Enfin, si Peter Lieb prend acte du caractère idéologique des mesures anti-juives et anti-communistes prises par l’appareil militaire allemand avant comme après le déclenchement de la lutte armée en France, il en relativise excessivement l’ampleur. Il insiste notamment sur le fait que les juifs n’étaient pas au départ visés par les représailles allemandes, alors que les gaullistes l’étaient au même titre que les communistes. C’est oublier un peu vite que, dès le mois de septembre 1941, la proportion de
Juifs fusillés comme otages est en pratique loin d’être négligeable, que certains documents internes du MBF font état du ciblage des Juifs comme otages bien avant décembre 1941, enfin que, dès la fin du mois d’octobre 1941, les gaullistes ne sont plus censés figurer sur les listes d’otages. Évoquant la proposition faite par le MBF, le 5 décembre 1941, de recourir à des »déportations-représailles« de juifs et de communistes vers l’Est, l’auteur minimise par ailleurs les responsabilités de celui-ci. Tout au plus reconnaît-il au MBF, au regard de la signature qu’il apposa sur le document incriminé, une forme
de co-responsabilité.
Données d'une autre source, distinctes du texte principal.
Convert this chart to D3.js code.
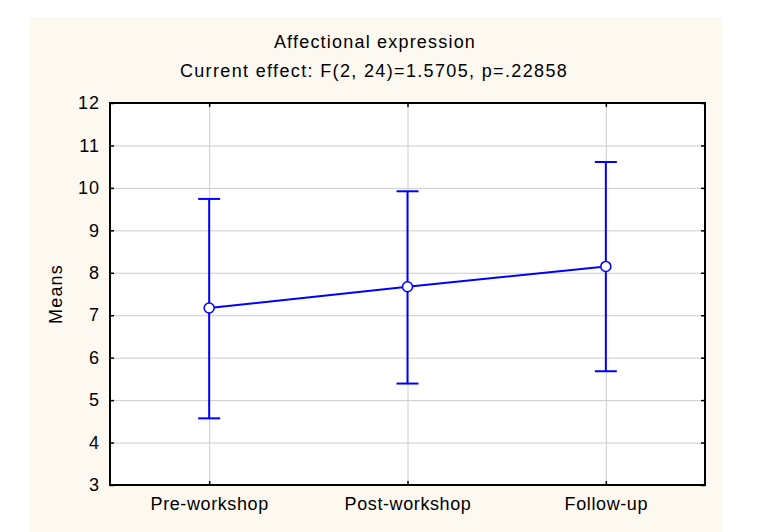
<html>
<meta charset="utf-8">

<head>
    <script src="https://d3js.org/d3.v7.min.js"></script>
    <style>
        body {
            margin: 0;
            background: #ffffff;
        }

        text {
            font-family: "Liberation Sans", Arial, sans-serif;
            font-size: 18px;
            fill: #000;
        }
    </style>
</head>

<body>
    <svg id="chart" width="759" height="532"></svg>

    <script>
        // data
        const categories = ['Pre-workshop', 'Post-workshop', 'Follow-up'];
        const means = [7.17, 7.67, 8.15];
        const upper = [9.74, 9.92, 10.61];
        const lower = [4.57, 5.39, 5.68];
        const yTicks = [3, 4, 5, 6, 7, 8, 9, 10, 11, 12];

        const titleText = 'Affectional expression';
        const subtitleText = 'Current effect: F(2, 24)=1.5705, p=.22858';
        const yLabel = 'Means';

        const svg = d3.select('svg#chart');
        const margin = { top: 103, right: 54, bottom: 47, left: 110 };
        const width = +svg.attr('width');
        const height = +svg.attr('height');
        const chartWidth = width - margin.left - margin.right;
        const chartHeight = height - margin.top - margin.bottom;

        // cream background panel
        svg.append('rect')
            .attr('x', 30).attr('y', 17)
            .attr('width', 692).attr('height', height - 17)
            .attr('fill', '#fdf9f0');

        const xScale = d3.scalePoint().domain(categories).range([0, chartWidth]).padding(0.5);
        const yScale = d3.scaleLinear().domain([3, 12]).range([chartHeight, 0]);

        const chartArea = svg.append('g')
            .attr('transform', `translate(${margin.left},${margin.top})`);

        chartArea.append('rect')
            .attr('width', chartWidth).attr('height', chartHeight)
            .attr('fill', '#ffffff');

        // gridlines
        const leftGridlines = d3.axisLeft(yScale).tickValues(yTicks).tickSize(-chartWidth).tickFormat('');
        const bottomGridlines = d3.axisBottom(xScale).tickSize(-chartHeight).tickFormat('');

        chartArea.append('g').attr('class', 'gridlines')
            .call(leftGridlines)
            .call(g => g.select('.domain').remove())
            .call(g => g.selectAll('line').attr('stroke', '#cccccc').attr('stroke-width', 1));

        chartArea.append('g').attr('class', 'gridlines')
            .attr('transform', `translate(0,${chartHeight})`)
            .call(bottomGridlines)
            .call(g => g.select('.domain').remove())
            .call(g => g.selectAll('line').attr('stroke', '#cccccc').attr('stroke-width', 1));

        // inward ticks on all four sides
        const tickLen = 4;
        const sides = [
            { axis: d3.axisLeft(yScale).tickValues(yTicks), t: '0,0' },
            { axis: d3.axisRight(yScale).tickValues(yTicks), t: `${chartWidth},0` },
            { axis: d3.axisTop(xScale), t: '0,0' },
            { axis: d3.axisBottom(xScale), t: `0,${chartHeight}` }
        ];
        sides.forEach(s => {
            chartArea.append('g')
                .attr('transform', `translate(${s.t})`)
                .call(s.axis.tickSize(-tickLen).tickFormat(''))
                .call(g => g.select('.domain').remove())
                .call(g => g.selectAll('line').attr('stroke', '#000').attr('stroke-width', 1.5));
        });

        // y tick labels
        chartArea.append('g')
            .call(d3.axisLeft(yScale).tickValues(yTicks).tickSize(0).tickPadding(10))
            .call(g => g.select('.domain').remove())
            .call(g => g.selectAll('text')
                .style('font-size', '18px')
                .style('font-family', '"Liberation Sans", Arial, sans-serif')
                .style('letter-spacing', '1px'));

        // x tick labels
        chartArea.append('g')
            .attr('transform', `translate(0,${chartHeight})`)
            .call(d3.axisBottom(xScale).tickSize(0).tickPadding(12))
            .call(g => g.select('.domain').remove())
            .call(g => g.selectAll('text')
                .style('font-size', '18px')
                .style('font-family', '"Liberation Sans", Arial, sans-serif')
                .style('letter-spacing', '0.6px'));

        // plot frame
        chartArea.append('rect')
            .attr('width', chartWidth).attr('height', chartHeight)
            .attr('fill', 'none')
            .attr('stroke', '#000')
            .attr('stroke-width', 2);

        const blue = '#0000ff';
        const rows = categories.map((c, i) => ({ cat: c, mean: means[i], hi: upper[i], lo: lower[i] }));

        // error bars
        const bars = chartArea.selectAll('g.errbar').data(rows)
            .join('g').attr('class', 'errbar')
            .attr('stroke', blue).attr('stroke-width', 2);

        bars.append('line')
            .attr('x1', d => xScale(d.cat)).attr('x2', d => xScale(d.cat))
            .attr('y1', d => yScale(d.hi)).attr('y2', d => yScale(d.lo));
        bars.append('line')
            .attr('x1', d => xScale(d.cat) - 11).attr('x2', d => xScale(d.cat) + 11)
            .attr('y1', d => yScale(d.hi)).attr('y2', d => yScale(d.hi));
        bars.append('line')
            .attr('x1', d => xScale(d.cat) - 11).attr('x2', d => xScale(d.cat) + 11)
            .attr('y1', d => yScale(d.lo)).attr('y2', d => yScale(d.lo));

        // mean line
        const lineGen = d3.line()
            .x(d => xScale(d.cat))
            .y(d => yScale(d.mean));

        chartArea.append('path')
            .datum(rows)
            .attr('fill', 'none')
            .attr('stroke', blue)
            .attr('stroke-width', 2)
            .attr('d', lineGen);

        chartArea.selectAll('circle.mean').data(rows)
            .join('circle').attr('class', 'mean')
            .attr('cx', d => xScale(d.cat))
            .attr('cy', d => yScale(d.mean))
            .attr('r', 5)
            .attr('fill', '#fff')
            .attr('stroke', blue)
            .attr('stroke-width', 1.5);

        // titles
        svg.append('text').text(titleText)
            .attr('x', 375).attr('y', 48)
            .attr('text-anchor', 'middle')
            .style('letter-spacing', '1.2px');

        svg.append('text').text(subtitleText)
            .attr('x', 374).attr('y', 77)
            .attr('text-anchor', 'middle')
            .style('letter-spacing', '1.35px');

        // axis label
        svg.append('text').text(yLabel)
            .attr('transform', `translate(62,${margin.top + chartHeight / 2}) rotate(-90)`)
            .attr('text-anchor', 'middle')
            .style('letter-spacing', '1.2px');
    </script>
</body>

</html>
Occultant notamment le fait qu’Otto von Stülpnagel attendait beaucoup de l’effet dissuasif de cette nouvelle forme de représailles, Lieb se contente d’autre part de la réduire à une mesure d’évitement, ajoutant que le MBF pensait probablement ainsi ne pas toucher la population dans son ensemble.

Ces remarques, certes très critiques sur des points d’analyse précis, ne doivent toutefois pas faire
oublier que Peter Lieb signe avec cet ouvrage un travail magistral qui comble pour partie le vide historiographique qui concernait jusque-là la nature de la guerre conduite à l’Ouest par la Wehrmacht.